> _INPUT RECORDS_:

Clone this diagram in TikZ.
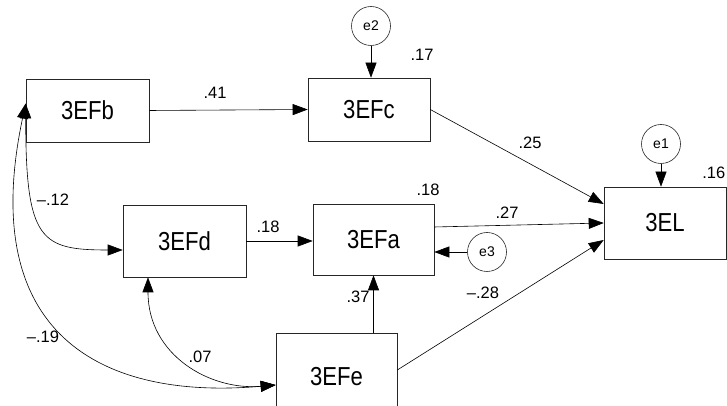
\documentclass[tikz,border=0pt]{standalone}
\usepackage{fontspec}
\setmainfont{Liberation Sans}
\newfontfamily\boxfont[FakeStretch=0.85]{Liberation Sans}
\usetikzlibrary{arrows.meta}
\begin{document}
\begin{tikzpicture}[x=1pt,y=1pt,
  vbox/.style={draw=black!85, line width=0.6pt, rectangle, inner sep=0pt, font=\boxfont\fontsize{26}{26}\selectfont},
  ebox/.style={draw=black!85, line width=0.6pt, circle, minimum size=39pt, inner sep=0pt, font=\fontsize{14}{14}\selectfont},
  coef/.style={font=\fontsize{16.5}{16.5}\selectfont, inner sep=0pt},
  arr/.style={line width=0.6pt, -{Triangle[length=15pt,width=11pt]}},
  cov/.style={line width=0.6pt, {Triangle[length=15pt,width=11pt]}-{Triangle[length=15pt,width=11pt]}}]
\useasboundingbox (0,0) rectangle (727,406);
\fill[white] (0,0) rectangle (727,406);

% variables
\node[vbox, minimum width=123pt, minimum height=63pt] (b) at (87.5,295.5) {3EFb};
\node[vbox, minimum width=122pt, minimum height=63pt] (c) at (369,296.5) {3EFc};
\node[vbox, minimum width=123pt, minimum height=72pt] (d) at (184.5,165) {3EFd};
\node[vbox, minimum width=121pt, minimum height=71pt] (a) at (373.5,166.5) {3EFa};
\node[vbox, minimum width=121pt, minimum height=87pt] (e) at (336.5,29.5) {3EFe};
\node[vbox, minimum width=122pt, minimum height=72pt] (EL) at (665,183) {3EL};

% errors
\node[ebox] (e2) at (371,380) {e2};
\node[ebox] (e1) at (661,262) {e1};
\node[ebox] (e3) at (487,154) {e3};

% paths
\draw[arr] (b.east) -- (c.west);
\draw[arr] (c.east) -- ([yshift=19pt]EL.west);
\draw[arr] ([yshift=12.5pt]a.east) -- (EL.west);
\draw[arr] ([yshift=6.5pt]e.east) -- ([yshift=-17pt]EL.west);
\draw[arr] (d.east) -- (d.east -| a.west);
\draw[arr] (e.north -| a.south) -- (a.south);
\draw[arr] (e3.west) -- (e3.west -| a.east);
\draw[arr] (e2.south) -- (e2.south |- c.north);
\draw[arr] (e1.south) -- (e1.south |- EL.north);

% covariances
\draw[cov] ([yshift=7pt]b.west) to[out=-90,in=180,out looseness=2,in looseness=1.2] ([yshift=-9pt]d.west);
\draw[cov] ([yshift=7pt]b.west) to[out=-102,in=185,out looseness=1.6,in looseness=1.2] ([yshift=-8.5pt]e.west);
\draw[cov] ([xshift=-36.5pt]d.south) to[out=-90,in=185,out looseness=1.2,in looseness=1] ([yshift=-8.5pt]e.west);

% coefficients
\node[coef] (l41) at (215,313) {.41};
\node[coef] (l17) at (422,351) {.17};
\node[coef] (l25) at (530,263) {.25};
\node[coef, anchor=east] (l16) at (725.5,233) {.16};
\node[coef] (l18a) at (428,216) {.18};
\node[coef] (l27) at (507,193) {.27};
\node[coef] (l12) at (53,206) {–.12};
\node[coef] (l18) at (268,179) {.18};
\node[coef] (l37) at (358,109) {.37};
\node[coef] (l28) at (483,113) {–.28};
\node[coef] (l19) at (43,69) {–.19};
\node[coef] (l07) at (200,49) {.07};
\end{tikzpicture}
\end{document}
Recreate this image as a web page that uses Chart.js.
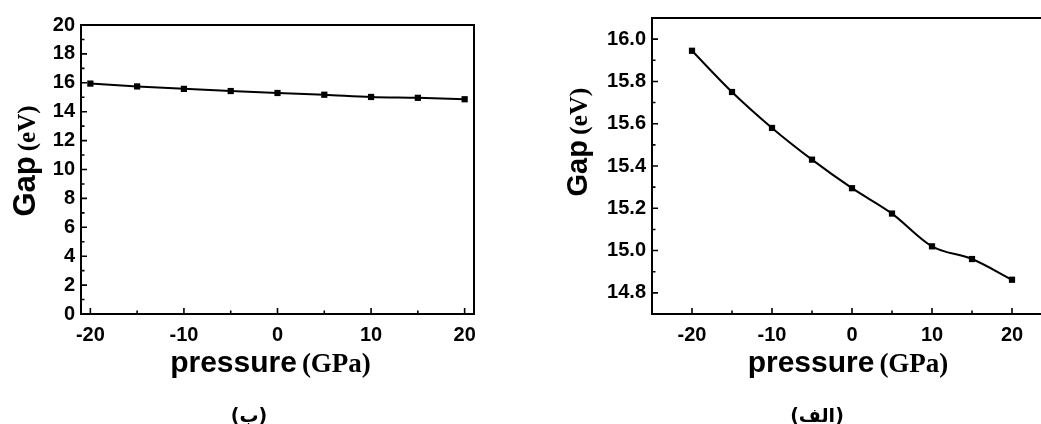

> _WHAT IS REQUIRED_: Without the pictures, output the full listing exactly as it stands.

> _RESPONSE TO THE TASK_:
Clone this diagram in TikZ.
\documentclass[tikz,border=0pt]{standalone}
\usepackage{fontspec}
\setmainfont{Liberation Sans}
\newfontfamily\boxfont[FakeStretch=0.85]{Liberation Sans}
\usetikzlibrary{arrows.meta}
\begin{document}
\begin{tikzpicture}[x=1pt,y=1pt,
  vbox/.style={draw=black!85, line width=0.6pt, rectangle, inner sep=0pt, font=\boxfont\fontsize{26}{26}\selectfont},
  ebox/.style={draw=black!85, line width=0.6pt, circle, minimum size=39pt, inner sep=0pt, font=\fontsize{14}{14}\selectfont},
  coef/.style={font=\fontsize{16.5}{16.5}\selectfont, inner sep=0pt},
  arr/.style={line width=0.6pt, -{Triangle[length=15pt,width=11pt]}},
  cov/.style={line width=0.6pt, {Triangle[length=15pt,width=11pt]}-{Triangle[length=15pt,width=11pt]}}]
\useasboundingbox (0,0) rectangle (727,406);
\fill[white] (0,0) rectangle (727,406);

% variables
\node[vbox, minimum width=123pt, minimum height=63pt] (b) at (87.5,295.5) {3EFb};
\node[vbox, minimum width=122pt, minimum height=63pt] (c) at (369,296.5) {3EFc};
\node[vbox, minimum width=123pt, minimum height=72pt] (d) at (184.5,165) {3EFd};
\node[vbox, minimum width=121pt, minimum height=71pt] (a) at (373.5,166.5) {3EFa};
\node[vbox, minimum width=121pt, minimum height=87pt] (e) at (336.5,29.5) {3EFe};
\node[vbox, minimum width=122pt, minimum height=72pt] (EL) at (665,183) {3EL};

% errors
\node[ebox] (e2) at (371,380) {e2};
\node[ebox] (e1) at (661,262) {e1};
\node[ebox] (e3) at (487,154) {e3};

% paths
\draw[arr] (b.east) -- (c.west);
\draw[arr] (c.east) -- ([yshift=19pt]EL.west);
\draw[arr] ([yshift=12.5pt]a.east) -- (EL.west);
\draw[arr] ([yshift=6.5pt]e.east) -- ([yshift=-17pt]EL.west);
\draw[arr] (d.east) -- (d.east -| a.west);
\draw[arr] (e.north -| a.south) -- (a.south);
\draw[arr] (e3.west) -- (e3.west -| a.east);
\draw[arr] (e2.south) -- (e2.south |- c.north);
\draw[arr] (e1.south) -- (e1.south |- EL.north);

% covariances
\draw[cov] ([yshift=7pt]b.west) to[out=-90,in=180,out looseness=2,in looseness=1.2] ([yshift=-9pt]d.west);
\draw[cov] ([yshift=7pt]b.west) to[out=-102,in=185,out looseness=1.6,in looseness=1.2] ([yshift=-8.5pt]e.west);
\draw[cov] ([xshift=-36.5pt]d.south) to[out=-90,in=185,out looseness=1.2,in looseness=1] ([yshift=-8.5pt]e.west);

% coefficients
\node[coef] (l41) at (215,313) {.41};
\node[coef] (l17) at (422,351) {.17};
\node[coef] (l25) at (530,263) {.25};
\node[coef, anchor=east] (l16) at (725.5,233) {.16};
\node[coef] (l18a) at (428,216) {.18};
\node[coef] (l27) at (507,193) {.27};
\node[coef] (l12) at (53,206) {–.12};
\node[coef] (l18) at (268,179) {.18};
\node[coef] (l37) at (358,109) {.37};
\node[coef] (l28) at (483,113) {–.28};
\node[coef] (l19) at (43,69) {–.19};
\node[coef] (l07) at (200,49) {.07};
\end{tikzpicture}
\end{document}
Recreate this image as a web page that uses Chart.js.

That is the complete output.